Pertanyaan di atas kembali datang; dan anehnya justru muncul dalam mimpiku. Pertanyaan pertama, dari pihak yang merasa bahwa fokus pada bahagia bisa mengganggu "prosedur". Karena terlanjur menjadi kecenderungan dalam otak kita, bahwa seorang yang "hanya" ingin bahagia itu, akan mengabaikan "prosedur"/ "aturan". Dalam mimpi itu, aku menjawab begini : "Justru karena ingin bahagia, maka kita membutuhkan aturan. Seorang pimpinan yang mau menegur anak buahnya, tanpa dalih aturan, maka bisa jadi si anak buah merasa teguran pimpinan itu sebagai bentuk ketidaksukaan dia pada si bawahan. Jadi ingat, bagaimana cara "the nany" [acara TV; tentang solusi masalah-masalah keluarga] untuk menyelesaikan masalah anak nakal.... dia mengumpulkan seluruh anggota keluarga, anak-anak, bapak dan ibunya. Mereka menyepakati satu aturan, juga hukumannya [walau sekedar beberapa menit duduk di kursi hukuman]. Lalu kesepakatan itu ditulis, dan ditempel di dinding. Ketika ada anggota keluarga yang melanggar, hukuman ditegakkan. Terkesan biasa saja, padahal ini penting. Kebahagiaan masing-masing anggota keluarga menjadi terjaga, karena si penerima hukuman tidak merasa sedang dibenci, namun sekedar menjalankan kesepakatan. Bahkan bisa menjadi bukti perhatian dan kasih sayang sang pemberi hukuman. Demikian halnya dengan aturan di kantor kita. Seorang bawahan yang dihukum karena melanggar satu aturan, tetap merasa mendapatkan perhatian dari sang atasan, karena dia paham pemberian hukuman ini bukan yang diinginkan atasan. Justru menjadi perhatian lebih dari sang atasan kepada bawahan saat memberikan hukuman tersebut. Terbangunlah rasa saling sayang. hmm... rasanya terbayang bagaimana menjadi atasan yang bahagia, juga anak buah yang bahagia dalam suasana kerja yang tetap sesuai aturan namun selalu bahagia."
Pertanyaan berikutnya, dari para kepala kantor, yang merasa jika tujuan "semata-mata" bahagia, bagaimana dengan tujuan target penerimaan [pajak misalnya] -yang memang telah menjadi beban bersama, dan mestinya menjadi tujuan kita bersama-; mereka khawatir dengan fokus pada "sekedar" bahagia, maka tujuan kantor tersebut terabaikan.... dan itu tentu akan mengganggu "kebahagiaan" sang kepala kantor.

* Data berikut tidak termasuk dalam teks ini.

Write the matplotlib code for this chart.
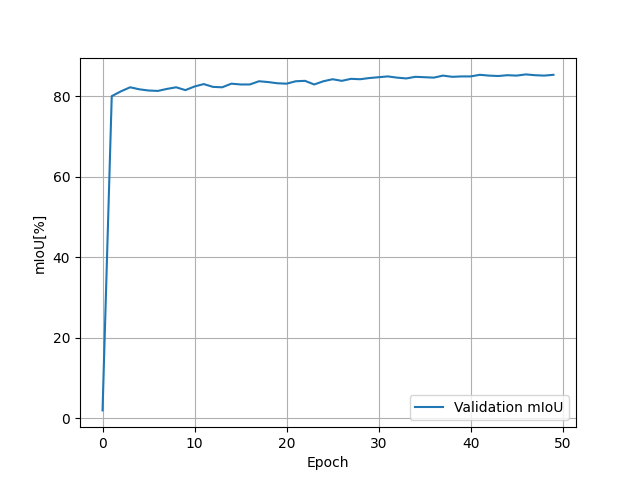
import matplotlib
matplotlib.use("Agg")
import matplotlib.pyplot as plt
import numpy as np

# Validation mIoU per epoch
epochs = np.arange(50)
val_miou = [2.0, 80.0, 81.2, 82.2, 81.7, 81.4, 81.3, 81.8, 82.2, 81.5,
            82.4, 83.0, 82.3, 82.2, 83.1, 82.9, 82.9, 83.7, 83.5, 83.2,
            83.1, 83.7, 83.8, 82.9, 83.7, 84.2, 83.8, 84.3, 84.2, 84.5,
            84.7, 84.9, 84.6, 84.4, 84.8, 84.7, 84.6, 85.1, 84.8, 84.9,
            84.9, 85.3, 85.1, 85.0, 85.2, 85.1, 85.4, 85.2, 85.1, 85.3]

fig, ax = plt.subplots(figsize=(6.4, 4.8), dpi=100)
ax.plot(epochs, val_miou, label='Validation mIoU')
ax.set_xlabel('Epoch')
ax.set_ylabel('mIoU[%]')
ax.grid(True)
ax.legend(loc='lower right')

plt.savefig('out.png', dpi=100)
plt.close()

Lalu dalam mimpiku, aku menjelaskan bahwa... "bahagia" adalah tujuan utama. Namun memiliki beberapa washilah atau batu loncatan; dan salah satunya adalah target kantor. Menjadi tugas sang pemimpin untuk menjadikan tercapainya target itu sebagai pintu kebahagiaan bersama. Ini bisa dilakukan dalam setiap interaksi pimpinan dengan anak buah, dalam sarapan bersama misalnya, atau saat rapat-rapat pembinaan. Disampaikan betapa tercapainya target ini adalah hal "indah", adalah mimpi kita bersama. Dan masing-masing penghuni kantor semestinya meletakkan pencapaian target itu sebagai satu poin kebahagiaan kita di kantor. Hmmmm... terbayang, betapa semangat bersama itu ada dalam setiap nafas kita dalam melaksanakan tugas. Rasanya ini justru bisa menjadi motivasi yang luar biasa, dan tercapainya target itu menjadi semakin dekat. Aamiin.